The Long Riders' Guild

My Kingdom for a Horse

by

Basha O'Reilly

 

Sometimes our soul's song stirs. The ice that has confined us begins to crack. Lethargy burns off in the heat of a newly discovered passion. Gypsy blood, long denied, sings to a moon, long ignored. And our life is suddenly taken galloping away from where we lived, from what we knew, from who we were.

This is the word-song of Basha Gypsy Moon, as I call her. Here is the tale of how she discovered a half-wild horse that took her past frontiers, both physical and spiritual, into a new history, a new life, and a new name.

The tale unfolds in 1994. The Soviet Union has disintegrated and a swirling political landscape allows the European equestrian adventuress to journey into previously off-limits Russia. Late that fall, Basha went riding and hunting with a group of Cossacks near Volgograd. Seeing their hardy horses running free on the fence-less steppes, Basha conceived what many would say was a crazy plan -  the idea of buying one of these magnificent horses and riding it home to England.

Now, in deep December, Basha returns to Russia with her adult daughter Katie. Their mission is to choose suitable mounts from the wild herds running across the snow-covered landscape. Basha does not realize she is about to locate Count Pompeii, the Cossack stallion who will take her not just 2,500 miles back to faraway England, but on the adventure of a lifetime.

I don’t know why, but as Katie was mounting I turned to look at some more horses tied to an old cart.  There I saw a small scrawny chestnut with white legs and a huge white blaze on his face.  His flaxen mane was full of burrs.  The bottom of his pale tail had been hacked off with a knife.  He was pathetically thin.  Physically there was nothing to recommend him.  Yet the chestnut looked at me, not in supplication but as an equal – and the expression on his face quite clearly said, “Oh, here you are at last!”

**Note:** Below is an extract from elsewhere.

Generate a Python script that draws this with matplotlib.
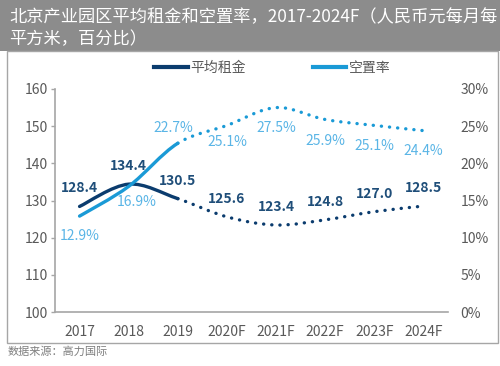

I turned to Vassily.  Vot etat, pajalusta.  Kak yevo zavood?”  (This one, please.  What is his name?) 

Vassily turned ““Count Pompeii.  No – astarojna!  On darogy – y ny loshad dla jenshina!”  (“Count Pompeii.  But be careful!  He’s expensive – and not a horse for a woman!”)

I determined to ride him immediately.

Reluctantly, Vassily gave me a leg up.  He then jumped onto another horse and shot off across the Steppes at a gallop, leaving Katie and me to follow as best we could.

Count Pompeii’s head shot up.   His small ears turned back and we set off in hot pursuit, with Katie just behind us, trying to keep up.  

On the horizon the enormous blanched sky blended with the infinite snowy Steppes.  There were no fences.  No hedges.  No obstacles at all.  I felt as if I had been transported onto the film set of Dr Zhivago. 

I crouched down in the saddle and gave Pompeii his head.  The wind whistled past my ears, Pompeii’s hooves drummed on the Steppes.  My stirrups were too short.  I hardly dared breathe the sub-zero air which was burning my lungs.  My face, the only uncovered part of me, felt like a block of ice.  Tears of cold were blurring my vision.  My fingers and toes had lost all feeling. 

Pompeii didn’t care.  In spite of his obvious lack of condition, he required no encouragement from me to catch up with Vassily, three hundred yards ahead.  He was thoroughly enjoying himself. 

So was I.

Soon we drew level with Vassily, who stared in astonishment when he saw me racing Pompeii along beside him.  I grinned happily at him, then suddenly remembered I was a mother!  I turned guiltily to find Katie right on our heels.  Her flushed and ecstatic face must have mirrored my own. 

Hard-d2.jpg (29359 bytes) "On the horizon the enormous blanched sky blended with the infinite snowy Steppes.  There were no fences.  No hedges.  No obstacles at all.  I felt as if I had been transported onto the film set of Dr Zhivago."   

Click on photo to enlarge

“Now we return,” announced Vassily, and reluctantly we turned and headed back towards the barn.

“Isn’t this amazing?” I said to Katie, as Pompeii pranced beneath me. 

“Yes, that was a fantastic gallop,” she answered, grinning.

“Look at the Steppes all around us – have you ever seen anything so beautiful?”

“It’s wonderful.  Why don’t you choose this horse?” Katie pleaded.

“No, darling, sorry.  Look at the way he sticks his nose straight up in the air.  Anyway, I have set my heart on this one.”